Sagag is one of the woredas in the Somali Region of Ethiopia, named after its major town, Sagag. Part of the Nogob Zone, Sagag is bordered on the south by Dihun, on the west by Hamero, on the north by Yahob, on the northeast by the Jarar Zone, and on the southeast by Gerbo.

Demographics 
Based on the 2007 Census conducted by the Central Statistical Agency of Ethiopia (CSA), this woreda has a total population of 23,986, of whom 13,145 are men and 10,841 women. While 4,477 or 18.67% are urban inhabitants, a further 14,997 or 62.52% are pastoralists. 98.71% of the population said they were Muslim.
This woreda is primarily inhabited by the Ogaden Mohamed zuber, Ugaas Samatar ( Maalinguur) clan of the Somali people.

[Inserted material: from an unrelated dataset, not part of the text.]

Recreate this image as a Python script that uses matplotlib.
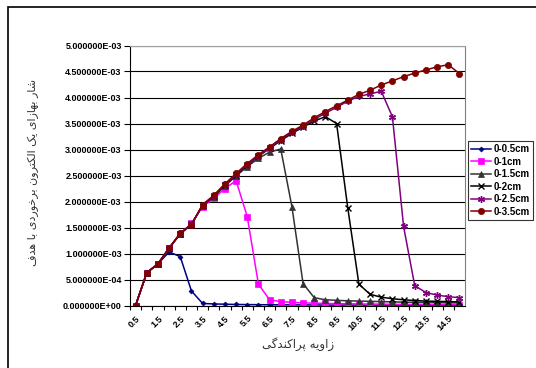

The 1997 national census reported a total population for this woreda of 21,355, of whom 11,809 were men and 9,546 were women; 2,488 or 11.65% of its population were urban dwellers. (This total also includes an estimate for the inhabitants of 22 rural kebeles, which were not counted; they were estimated to have 3,806 inhabitants, of whom 2,107 were men and 1,699 women.) The largest ethnic group reported in Segeg was the Somali (99.98%).